How to make a hot tub part 1 - Materials Location and Cost
Wednesday, 11 March 2020 | Jon Pennington
How to build a hot tub part 1 - Materials.
Building a hot tub can be really good fun, so here are a few pointers to help you get under way from Hot Tub DIY.
The photo to the left shows a Fiat car that was converted with our help for a promotion of 'Aperol Spritz', it consisted of car modification, fibreglass mould and a basic plumbing for jets, a heater, filtration and a pump. 2 cars where made and used on stages and in shows in and around London.
What is your experience of a hot tub, did you prefer a hot tub or a spa?
The difference is a hot tub is just hot water in a tub, and a spa has massage jets, however in the UK this is confused and a hot tub is seen as having massage jets and a spa is somewhere you go to get pampered.
Its possible to turn a hot tub in to a spa at a later date and best to take this into account in the early stages as you may save time in electrical equipment, a good example of this is spending on the control system to get something to manage pumps versus just getting a thermostatically controlled heater. (more of this later).
Where is it going to be? does the location give you privacy, is it away from over hanging trees (they drop leaves in the water which get stuck in the plumbing) and will it disturb your neighbours? (people tend to be load talking over the jets).
A good location would also take into consideration access, possibly rain cover and electricity.

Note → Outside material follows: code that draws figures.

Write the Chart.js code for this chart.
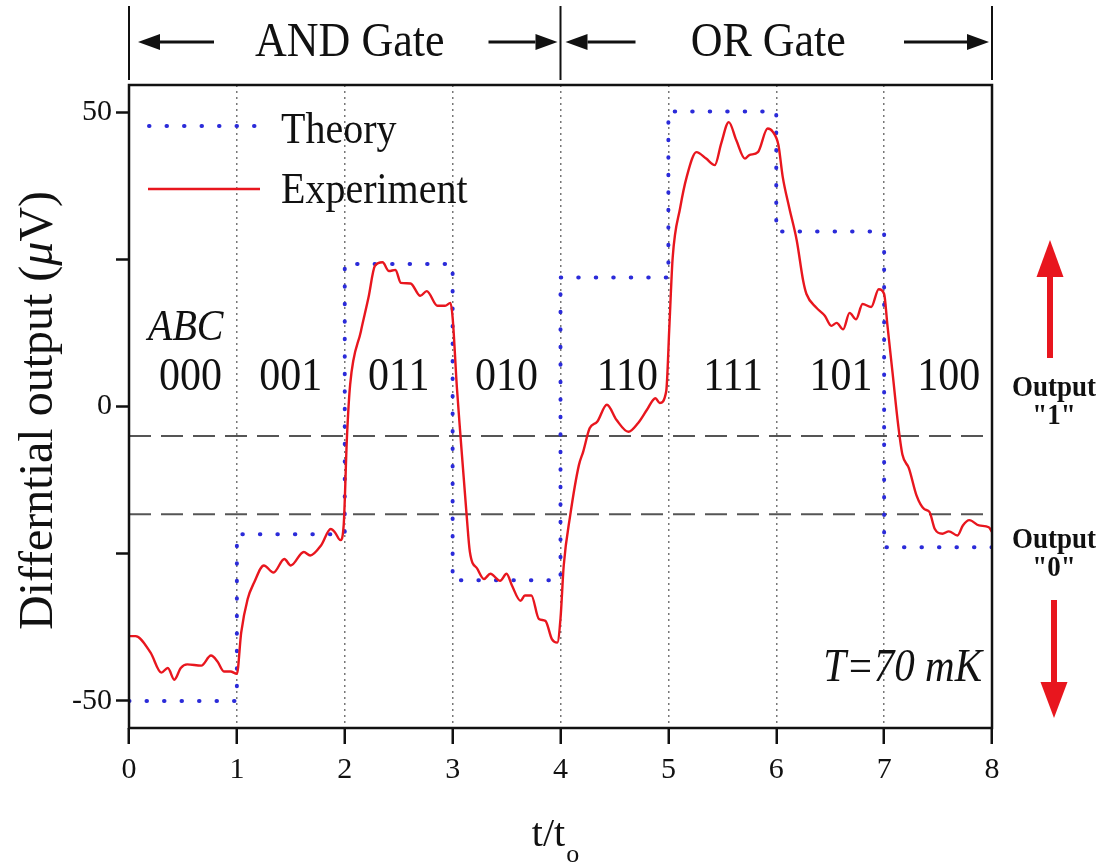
<!DOCTYPE html>
<html>
<head>
<meta charset="utf-8">
<script src="https://cdn.jsdelivr.net/npm/chart.js@4"></script>
<style>
  html, body { margin: 0; padding: 0; background: #fff; }
  #wrap { width: 1108px; height: 865px; }
</style>
</head>
<body>
<div id="wrap"><canvas id="chart"></canvas></div>
<script>
const SERIF = '"Liberation Serif", "Times New Roman", serif';

// data
const gateLabels = ["AND Gate", "OR Gate"];
const inputLabels = ["000", "001", "011", "010", "110", "111", "101", "100"];
const theoryLevels = [-50, -21.7, 24.2, -29.5, 21.9, 50.1, 29.7, -23.9];
const thresholds = [-5, -18.3];
const xTicks = [0, 1, 2, 3, 4, 5, 6, 7, 8];
const yTicks = [-50, -25, 0, 25, 50];
const yLabelled = [-50, 0, 50];

const expT = [0, 0.06, 0.2, 0.3, 0.36, 0.42, 0.48, 0.54, 0.67, 0.76, 0.82, 0.88, 0.94, 1.0,
  1.04, 1.10, 1.16, 1.25, 1.34, 1.44, 1.50, 1.62, 1.68, 1.78, 1.87, 1.91, 1.96, 1.99,
  2.02, 2.05, 2.15, 2.22, 2.28, 2.35, 2.41, 2.47, 2.52, 2.61, 2.70, 2.76, 2.86, 2.93, 2.98,
  3.0, 3.04, 3.07, 3.13, 3.16, 3.23, 3.29, 3.35, 3.44, 3.50, 3.55, 3.63, 3.67, 3.73, 3.80, 3.86, 3.92, 3.97,
  4.0, 4.03, 4.09, 4.17, 4.21, 4.27, 4.34, 4.43, 4.52, 4.63, 4.72, 4.80, 4.88, 4.92, 4.98,
  5.01, 5.04, 5.11, 5.17, 5.26, 5.35, 5.43, 5.49, 5.56, 5.63, 5.71, 5.75, 5.83, 5.92, 5.97,
  6.02, 6.06, 6.12, 6.19, 6.25, 6.28, 6.37, 6.45, 6.51, 6.56, 6.62, 6.68, 6.74, 6.80, 6.88, 6.95,
  7.0, 7.03, 7.08, 7.13, 7.17, 7.23, 7.30, 7.37, 7.42, 7.47, 7.54, 7.60, 7.68, 7.73, 7.79, 7.88, 7.97, 8.0];
const expV = [-39, -39, -41.8, -45.2, -44.4, -46.4, -44.4, -43.8, -44, -42.3, -43.3, -45, -45, -45.4,
  -38.4, -32.7, -29.9, -27, -28.2, -25.9, -27, -24.7, -25.3, -23.6, -20.8, -21.4, -22.7, -20.2,
  -5.4, 3.7, 12.8, 18.5, 23.9, 24.5, 23, 23.2, 21, 20.9, 18.8, 19.6, 17.1, 17.1, 17.6,
  15.1, 3.1, -4.3, -18.5, -24.7, -27.6, -29.3, -28.4, -29.6, -28.4, -30.4, -33, -32.1, -32.1, -36.1, -36.4, -39.5, -40.1,
  -36, -27, -18.5, -10, -7.7, -3.7, -2.6, 0.3, -2.3, -4.3, -2.8, -0.6, 1.4, 0.6, 2.6,
  13.9, 25.3, 33.8, 39, 43.2, 42.1, 41, 44.7, 48.3, 45.2, 42.1, 42.7, 43.2, 47.2, 46.6,
  44.4, 39, 33.8, 28.2, 21.3, 19.1, 16.8, 15.4, 13.7, 14.2, 13.1, 15.9, 14.8, 17.4, 16.9, 19.9,
  19.1, 13.9, 5.4, -3.1, -8.2, -10.5, -15.1, -17.4, -17.9, -20.8, -21.6, -21.2, -21.9, -20.2, -19.3, -20.2, -20.5, -21.3];

// where the state labels sit (t units)
const inputLabelX = [0.57, 1.5, 2.5, 3.5, 4.62, 5.6, 6.6, 7.6];

const BLUE = "#2b2bd9";
const RED = "#e8161e";

function theoryPoints() {
  const pts = theoryLevels.map((v, i) => ({ x: i, y: v }));
  pts.push({ x: theoryLevels.length, y: theoryLevels[theoryLevels.length - 1] });
  return pts;
}

function txt(ctx, s, x, y, font, align) {
  ctx.save();
  ctx.font = font;
  ctx.fillStyle = "#111";
  ctx.textAlign = align || "center";
  ctx.textBaseline = "alphabetic";
  ctx.translate(x, y);
  ctx.scale(1, 1.12);
  ctx.fillText(s, 0, 0);
  ctx.restore();
}

function arrow(ctx, x1, y1, x2, y2, lw, headLen, headW, color) {
  const a = Math.atan2(y2 - y1, x2 - x1);
  const bx = x2 - Math.cos(a) * headLen, by = y2 - Math.sin(a) * headLen;
  ctx.save();
  ctx.strokeStyle = color;
  ctx.fillStyle = color;
  ctx.lineWidth = lw;
  ctx.beginPath();
  ctx.moveTo(x1, y1);
  ctx.lineTo(bx, by);
  ctx.stroke();
  ctx.beginPath();
  ctx.moveTo(x2, y2);
  ctx.lineTo(bx + Math.sin(a) * headW / 2, by - Math.cos(a) * headW / 2);
  ctx.lineTo(bx - Math.sin(a) * headW / 2, by + Math.cos(a) * headW / 2);
  ctx.closePath();
  ctx.fill();
  ctx.restore();
}

const decor = {
  id: "decor",
  afterDraw(chart) {
    const ctx = chart.ctx;
    const area = chart.chartArea;
    const xs = chart.scales.x;
    const p0 = xs.getPixelForValue(0), p4 = xs.getPixelForValue(4), p8 = xs.getPixelForValue(8);

    // frame
    ctx.save();
    ctx.strokeStyle = "#111";
    ctx.lineWidth = 2.5;
    ctx.strokeRect(area.left, area.top, area.right - area.left, area.bottom - area.top);
    ctx.restore();

    // header: gate brackets
    ctx.save();
    ctx.strokeStyle = "#111";
    ctx.lineWidth = 2;
    [p0, p4, p8].forEach(px => {
      ctx.beginPath();
      ctx.moveTo(px, 6);
      ctx.lineTo(px, 80);
      ctx.stroke();
    });
    ctx.restore();
    arrow(ctx, p0 + 85, 42, p0 + 9, 42, 3, 22, 16, "#111");
    arrow(ctx, p4 - 72, 42, p4 - 3, 42, 3, 22, 16, "#111");
    arrow(ctx, p4 + 75, 42, p4 + 5, 42, 3, 22, 16, "#111");
    arrow(ctx, p8 - 88, 42, p8 - 3, 42, 3, 22, 16, "#111");
    txt(ctx, gateLabels[0], (p0 + p4) / 2 + 5, 56, "44px " + SERIF);
    txt(ctx, gateLabels[1], (p4 + p8) / 2 - 8, 56, "44px " + SERIF);

    // legend
    ctx.save();
    ctx.lineCap = "round";
    ctx.strokeStyle = BLUE;
    ctx.lineWidth = 4;
    ctx.setLineDash([0.5, 17]);
    ctx.beginPath();
    ctx.moveTo(area.left + 20, 126);
    ctx.lineTo(area.left + 130, 126);
    ctx.stroke();
    ctx.setLineDash([]);
    ctx.lineCap = "butt";
    ctx.strokeStyle = RED;
    ctx.lineWidth = 2.5;
    ctx.beginPath();
    ctx.moveTo(area.left + 19, 189);
    ctx.lineTo(area.left + 131, 189);
    ctx.stroke();
    ctx.restore();
    txt(ctx, "Theory", area.left + 152, 143, "40px " + SERIF, "left");
    txt(ctx, "Experiment", area.left + 152, 203, "40px " + SERIF, "left");

    // state labels
    txt(ctx, "ABC", area.left + 19, 340, "italic 40px " + SERIF, "left");
    inputLabels.forEach((s, i) => {
      txt(ctx, s, xs.getPixelForValue(inputLabelX[i]), 390, "42px " + SERIF);
    });
    txt(ctx, "T=70 mK", area.right - 10, 681, "italic 41px " + SERIF, "right");

    // right side output markers
    const cx = area.right + 58;
    arrow(ctx, cx, 358, cx, 240, 6, 37, 27, RED);
    arrow(ctx, cx + 4, 600, cx + 4, 718, 6, 36, 27, RED);
    txt(ctx, "Output", cx + 4, 396, "bold 27px " + SERIF);
    txt(ctx, "\"1\"", cx + 4, 424, "bold 27px " + SERIF);
    txt(ctx, "Output", cx + 4, 548, "bold 27px " + SERIF);
    txt(ctx, "\"0\"", cx + 4, 576, "bold 27px " + SERIF);

    // y title with italic mu
    ctx.save();
    ctx.fillStyle = "#111";
    ctx.translate(52, (area.top + area.bottom) / 2 + 4);
    ctx.rotate(-Math.PI / 2);
    ctx.textBaseline = "alphabetic";
    ctx.textAlign = "left";
    const parts = [["Differntial output (", "48px " + SERIF], ["\u03bc", "italic 48px " + SERIF], ["V)", "48px " + SERIF]];
    let total = 0;
    parts.forEach(p => { ctx.font = p[1]; total += ctx.measureText(p[0]).width; });
    let pos = -total / 2;
    parts.forEach(p => { ctx.font = p[1]; ctx.fillText(p[0], pos, 0); pos += ctx.measureText(p[0]).width; });
    ctx.restore();

    // x title t/t_o
    ctx.save();
    ctx.fillStyle = "#111";
    ctx.font = "40px " + SERIF;
    const w1 = ctx.measureText("t/t").width;
    const mid = (area.left + area.right) / 2 - 12;
    ctx.textAlign = "left";
    ctx.fillText("t/t", mid - w1 / 2, 846);
    ctx.font = "26px " + SERIF;
    ctx.fillText("o", mid + w1 / 2 + 1, 862);
    ctx.restore();
  }
};

new Chart(document.getElementById("chart"), {
  type: "line",
  data: {
    datasets: [
      {
        label: "Experiment",
        data: expT.map((t, i) => ({ x: t, y: expV[i] })),
        borderColor: RED,
        borderWidth: 2.4,
        pointRadius: 0,
        cubicInterpolationMode: "monotone",
        order: 1
      },
      {
        label: "Theory",
        data: theoryPoints(),
        stepped: "before",
        borderColor: BLUE,
        borderWidth: 4,
        borderDash: [0.5, 17],
        borderCapStyle: "round",
        pointRadius: 0,
        order: 2
      },
      ...thresholds.map(v => ({
        label: "threshold " + v,
        data: [{ x: xTicks[0], y: v }, { x: xTicks[xTicks.length - 1], y: v }],
        borderColor: "#555",
        borderWidth: 2,
        borderDash: [22, 10],
        pointRadius: 0,
        order: 3
      }))
    ]
  },
  options: {
    responsive: true,
    maintainAspectRatio: false,
    animation: false,
    layout: { padding: { left: 0, right: 116, top: 85, bottom: 0 } },
    plugins: { legend: { display: false }, tooltip: { enabled: false } },
    scales: {
      x: {
        type: "linear",
        min: xTicks[0],
        max: xTicks[xTicks.length - 1],
        afterBuildTicks: s => { s.ticks = xTicks.map(v => ({ value: v })); },
        afterFit: s => { s.height = 137; },
        ticks: { font: { family: SERIF, size: 30 }, color: "#111", padding: 8 },
        grid: {
          color: c => (c.tick && (c.tick.value === 0 || c.tick.value === 8)) ? "rgba(0,0,0,0)" : "#777",
          lineWidth: 1.5,
          tickColor: "#111",
          tickLength: 16,
          tickWidth: 2.5
        },
        border: { display: false, dash: [2, 4] }
      },
      y: {
        min: -54.6,
        max: 54.6,
        afterBuildTicks: s => { s.ticks = yTicks.map(v => ({ value: v })); },
        afterFit: s => { s.width = 129; },
        ticks: {
          font: { family: SERIF, size: 30 },
          color: "#111",
          padding: 4,
          callback: v => yLabelled.includes(v) ? String(v) : ""
        },
        grid: {
          drawOnChartArea: false,
          tickColor: "#111",
          tickLength: 13,
          tickWidth: 2.5
        },
        border: { display: false }
      }
    }
  },
  plugins: [decor]
});
</script>
</body>
</html>
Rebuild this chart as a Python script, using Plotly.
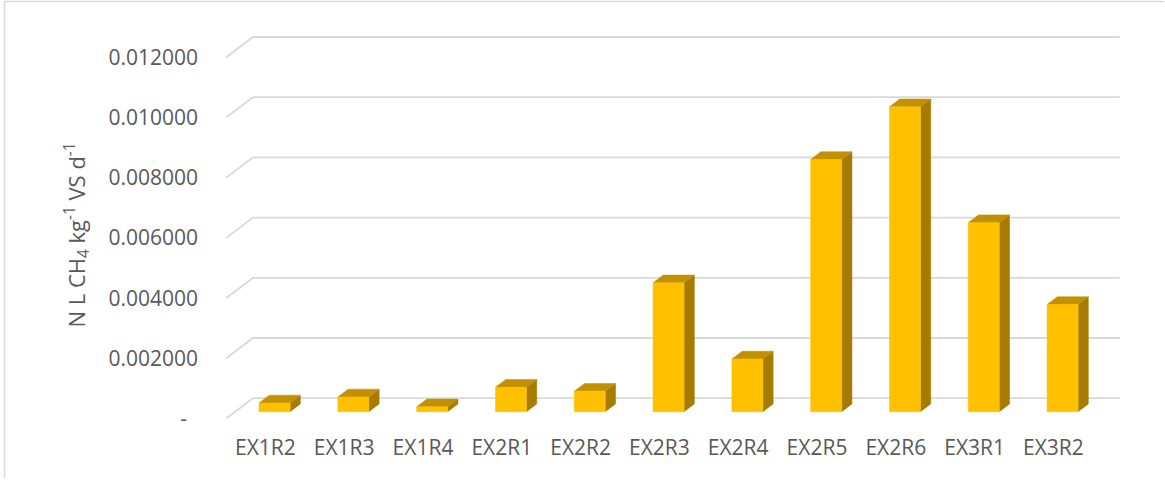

With the basics in mind you would now consider materials and a few other basics, building a hot tub or spa is a bit of a chicken and egg scenario in some cases, the materials define this...
If you have a financial restriction then it may help to point out building hot tubs is time consuming and costly, if you compare this to purchasing a hot tub with a thousand jets, built in tv's / stereos from a local supplier then this article may not be for you. A rough idea on pricing is very difficult when it comes to building your own hot tub where as most retailers have a price point of £4000 for a Chinese made hot tub and £8000 for an American made hot tub, which is probably still made in China.
Material types for building a hot tub.
Building a hot tub can be built out of many things, concrete, wood, metal and plastic, this material could be pre formed for example a wooden barrel, or plastic container, aluminium jet parts or even a car, however they all need to include the ability to hold water and take into consideration 'Water Volume', if you are thinking 4 people, allow space in the total height for the water to rise so it doesn't go over the edge and get waisted, unless you are planning to have a reservoir tank which is a much more complex system.
Converting a wooden barrel is the easiest method of hot tub, you can buy these online at costs from £1000 and easily convert them to give massages using jets and control systems, also you don't need to be a millionaire to build one because a basic plumbing loop starts at roughly £500 and you can add air blowers and all sorts of things as and when you want to upgrade them.
Wood frame and tile
Creating a hot tub with a wooden frame, is simple if you use a tanking method similar to wet rooms, 'Hardiebacker board' and something like a 'Mapie shower waterproofing kit', can make for a really fun project, simply tile on top with a swimming pool grout and adhesive.
If this is done well you can create a show stopper, be clever with your jet choices even maybe add light as well. You can realistically create something for as little as £800 excluding your jets, filter and electrics.
Plastic fantastic is also an option, there are loads of containers that make a fun hot tub for family or fun purposes, this could be a cattle bowl or 1 man container, anything is possible, support it with timber, insulate and of you go. Usually people that go this route already have an object in mind and then say, "that would make a great hot tub!"
This is for all you steel fabricators out there, Not sure how you would do it, however if you have the skill go for it :)
Concrete or block
Common for builders, we get asked every other day what the requirement is for building a hot tub out of concrete or block, although it sounds like the best method its also very expensive and the jet choice is restrictive due to the thickness of the walls. To see hot tubs /spas being built this way have a look on YouTube and search into Gunite jets. They tend to end up looking like a commercial hot tub, but this is ok if your building a hot tub for that purpose. Cost is probably double for all the jets but they can last 10 times longer and look just as awesome as the others if you start to design them to be built into your garden or property surrounded by rocks and waterfalls.
Lastly fibreglass, which sounds boring but when you think curves and customisation its really the material of choice. Think pond building then add jets, LED lights and a water feature, you could build something far more interesting than you can buy in the shops, that caters for specific muscle groups in the form of loungers and captain seats. Building custom Fibreglass spas is very affordable if you buy your materials from industrial suppliers and you would benefit from zero jet and component restrictions.
Insulation and covers
Lastly heating a hot tub can be expensive, filling it with water is a cost but sustaining the heat and running the pumps needs to be taken into account, so think about insulation, if outside it may need a thermal cover on top, king span insulation around the sides and so on, where as inside you are dealing with evaporation and condensation.